** begin **

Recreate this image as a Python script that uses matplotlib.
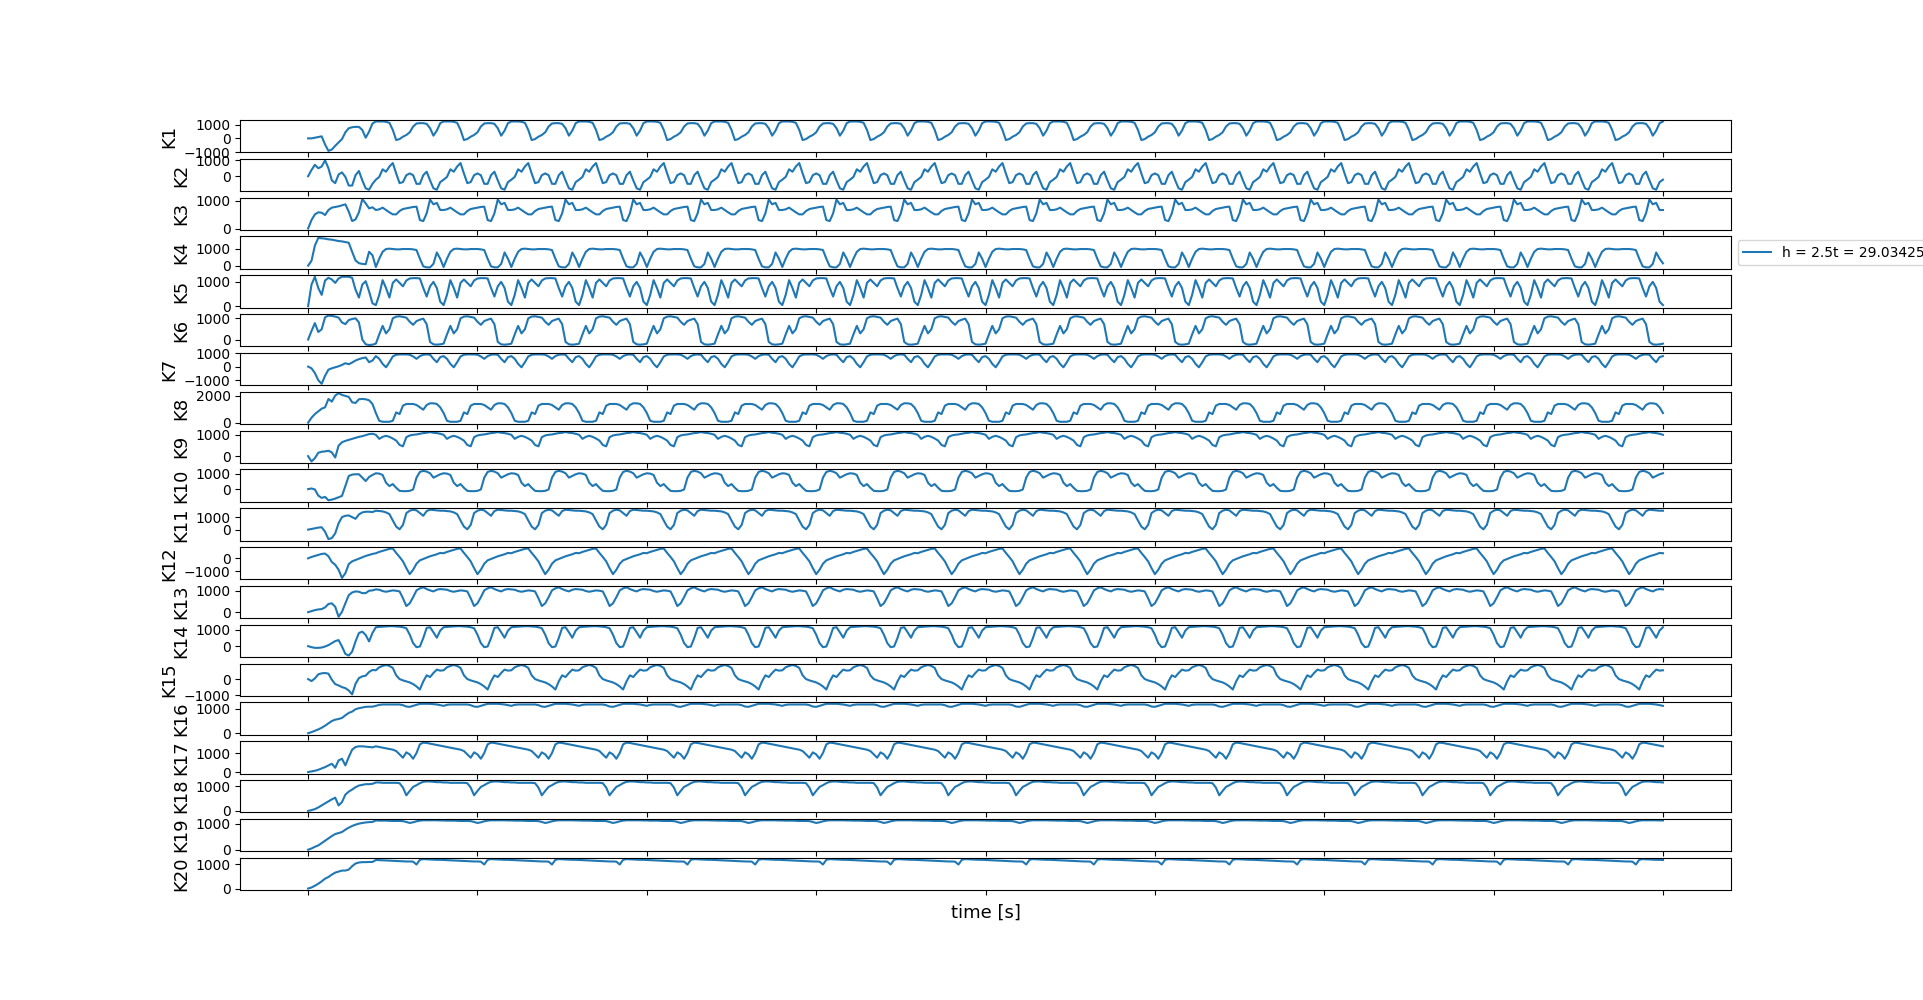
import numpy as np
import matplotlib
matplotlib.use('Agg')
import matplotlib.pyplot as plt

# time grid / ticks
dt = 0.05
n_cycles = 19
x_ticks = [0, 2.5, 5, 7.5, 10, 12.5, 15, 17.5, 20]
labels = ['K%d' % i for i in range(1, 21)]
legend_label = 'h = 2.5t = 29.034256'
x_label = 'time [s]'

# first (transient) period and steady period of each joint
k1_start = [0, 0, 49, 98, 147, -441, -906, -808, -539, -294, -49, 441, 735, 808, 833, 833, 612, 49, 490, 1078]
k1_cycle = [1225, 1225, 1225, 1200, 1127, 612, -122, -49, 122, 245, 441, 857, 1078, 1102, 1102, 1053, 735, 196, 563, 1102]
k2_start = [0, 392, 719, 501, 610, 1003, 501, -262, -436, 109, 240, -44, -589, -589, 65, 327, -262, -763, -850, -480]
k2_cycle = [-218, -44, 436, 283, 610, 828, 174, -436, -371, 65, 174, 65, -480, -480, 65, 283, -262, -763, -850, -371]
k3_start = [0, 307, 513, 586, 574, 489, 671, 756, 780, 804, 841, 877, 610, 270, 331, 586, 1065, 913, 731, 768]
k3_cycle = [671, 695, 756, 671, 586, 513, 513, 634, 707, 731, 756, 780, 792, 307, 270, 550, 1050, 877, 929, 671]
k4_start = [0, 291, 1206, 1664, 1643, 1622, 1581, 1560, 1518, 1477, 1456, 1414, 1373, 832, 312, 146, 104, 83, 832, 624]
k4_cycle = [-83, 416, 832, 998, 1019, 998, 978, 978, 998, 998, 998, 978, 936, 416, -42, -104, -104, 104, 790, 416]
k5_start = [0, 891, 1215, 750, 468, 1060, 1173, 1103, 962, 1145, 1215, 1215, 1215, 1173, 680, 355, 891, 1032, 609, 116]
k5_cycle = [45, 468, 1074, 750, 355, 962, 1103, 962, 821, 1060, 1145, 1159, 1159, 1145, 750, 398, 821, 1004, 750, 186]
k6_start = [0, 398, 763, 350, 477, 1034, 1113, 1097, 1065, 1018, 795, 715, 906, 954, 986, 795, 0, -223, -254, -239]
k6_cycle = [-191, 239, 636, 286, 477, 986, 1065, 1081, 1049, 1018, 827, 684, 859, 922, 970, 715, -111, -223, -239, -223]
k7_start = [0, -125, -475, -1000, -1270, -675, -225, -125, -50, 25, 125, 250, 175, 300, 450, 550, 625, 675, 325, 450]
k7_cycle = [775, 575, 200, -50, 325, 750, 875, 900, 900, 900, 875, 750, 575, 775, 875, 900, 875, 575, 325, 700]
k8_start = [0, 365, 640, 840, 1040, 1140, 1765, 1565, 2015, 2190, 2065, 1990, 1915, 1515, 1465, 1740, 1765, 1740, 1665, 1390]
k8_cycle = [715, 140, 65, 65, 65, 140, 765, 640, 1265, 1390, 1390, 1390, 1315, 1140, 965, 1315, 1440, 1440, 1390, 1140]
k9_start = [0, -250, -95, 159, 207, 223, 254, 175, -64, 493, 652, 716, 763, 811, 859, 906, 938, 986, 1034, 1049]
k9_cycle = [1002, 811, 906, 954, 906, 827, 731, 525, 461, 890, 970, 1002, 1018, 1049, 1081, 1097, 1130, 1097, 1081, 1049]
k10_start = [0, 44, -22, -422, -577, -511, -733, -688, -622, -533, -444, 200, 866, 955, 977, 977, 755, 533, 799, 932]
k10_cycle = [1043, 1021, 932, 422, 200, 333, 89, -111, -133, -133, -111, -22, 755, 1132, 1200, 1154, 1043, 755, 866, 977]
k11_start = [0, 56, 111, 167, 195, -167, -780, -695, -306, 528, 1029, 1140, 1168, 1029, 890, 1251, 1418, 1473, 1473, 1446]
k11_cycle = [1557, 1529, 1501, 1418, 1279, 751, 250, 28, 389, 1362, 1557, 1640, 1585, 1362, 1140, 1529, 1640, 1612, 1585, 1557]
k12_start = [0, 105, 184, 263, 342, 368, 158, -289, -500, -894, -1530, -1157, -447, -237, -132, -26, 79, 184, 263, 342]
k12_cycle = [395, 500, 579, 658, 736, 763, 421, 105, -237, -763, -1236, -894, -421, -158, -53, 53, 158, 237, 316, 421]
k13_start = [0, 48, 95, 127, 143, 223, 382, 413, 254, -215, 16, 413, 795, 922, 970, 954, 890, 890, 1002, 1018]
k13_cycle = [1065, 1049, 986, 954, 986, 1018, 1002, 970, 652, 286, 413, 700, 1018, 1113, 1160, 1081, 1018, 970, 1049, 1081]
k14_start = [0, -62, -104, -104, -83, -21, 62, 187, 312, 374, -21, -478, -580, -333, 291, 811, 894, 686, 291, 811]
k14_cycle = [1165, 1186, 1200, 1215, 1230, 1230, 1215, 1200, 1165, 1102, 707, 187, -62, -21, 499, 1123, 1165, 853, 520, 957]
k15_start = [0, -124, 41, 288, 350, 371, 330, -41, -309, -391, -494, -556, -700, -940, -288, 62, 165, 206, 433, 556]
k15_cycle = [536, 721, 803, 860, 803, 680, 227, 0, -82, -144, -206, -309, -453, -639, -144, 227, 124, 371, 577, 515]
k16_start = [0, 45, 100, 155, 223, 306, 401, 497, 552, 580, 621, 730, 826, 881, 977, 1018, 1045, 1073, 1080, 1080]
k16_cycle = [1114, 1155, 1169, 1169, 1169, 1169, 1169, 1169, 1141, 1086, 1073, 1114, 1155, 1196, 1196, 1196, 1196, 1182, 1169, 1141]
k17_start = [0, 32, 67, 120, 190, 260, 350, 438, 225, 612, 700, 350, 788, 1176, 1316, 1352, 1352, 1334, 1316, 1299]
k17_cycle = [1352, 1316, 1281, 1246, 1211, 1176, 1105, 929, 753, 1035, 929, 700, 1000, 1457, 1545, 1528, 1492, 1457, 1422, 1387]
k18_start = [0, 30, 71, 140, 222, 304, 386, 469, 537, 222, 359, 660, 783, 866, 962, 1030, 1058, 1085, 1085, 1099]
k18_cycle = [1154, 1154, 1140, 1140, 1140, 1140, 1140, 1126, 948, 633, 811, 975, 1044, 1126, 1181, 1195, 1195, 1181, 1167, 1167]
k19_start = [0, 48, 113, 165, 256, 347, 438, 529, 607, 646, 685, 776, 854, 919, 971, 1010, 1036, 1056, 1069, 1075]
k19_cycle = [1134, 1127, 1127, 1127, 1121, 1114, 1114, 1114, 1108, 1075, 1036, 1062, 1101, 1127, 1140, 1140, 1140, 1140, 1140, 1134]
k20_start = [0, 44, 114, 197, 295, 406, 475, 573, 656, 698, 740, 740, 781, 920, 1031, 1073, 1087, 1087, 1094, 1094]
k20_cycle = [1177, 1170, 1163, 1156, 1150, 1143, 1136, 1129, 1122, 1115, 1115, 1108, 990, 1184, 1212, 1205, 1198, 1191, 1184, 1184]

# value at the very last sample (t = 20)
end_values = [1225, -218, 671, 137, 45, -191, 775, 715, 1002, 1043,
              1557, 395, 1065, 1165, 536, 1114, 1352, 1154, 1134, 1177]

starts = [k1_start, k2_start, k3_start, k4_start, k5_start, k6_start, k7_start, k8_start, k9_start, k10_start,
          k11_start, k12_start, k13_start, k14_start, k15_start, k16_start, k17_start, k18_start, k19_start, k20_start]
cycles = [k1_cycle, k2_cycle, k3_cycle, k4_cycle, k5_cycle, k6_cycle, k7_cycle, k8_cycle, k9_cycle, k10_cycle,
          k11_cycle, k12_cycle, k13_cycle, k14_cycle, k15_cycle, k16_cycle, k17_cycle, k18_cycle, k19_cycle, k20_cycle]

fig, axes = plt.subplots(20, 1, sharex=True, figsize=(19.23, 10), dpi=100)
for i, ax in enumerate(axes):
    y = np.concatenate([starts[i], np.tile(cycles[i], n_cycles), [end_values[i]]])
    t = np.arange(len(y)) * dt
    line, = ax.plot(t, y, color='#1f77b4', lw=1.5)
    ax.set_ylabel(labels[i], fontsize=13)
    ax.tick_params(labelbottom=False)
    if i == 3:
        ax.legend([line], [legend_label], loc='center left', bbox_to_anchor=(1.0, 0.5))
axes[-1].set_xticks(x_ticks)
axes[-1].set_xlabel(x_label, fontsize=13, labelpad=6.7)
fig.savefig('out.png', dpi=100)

** end **

- _Given instruction_
Lines of the material that contain the word "matplotlib" are to be gathered.

- _Solution_
Recreate this image as a Python script that uses matplotlib.
import matplotlib
matplotlib.use('Agg')
import matplotlib.pyplot as plt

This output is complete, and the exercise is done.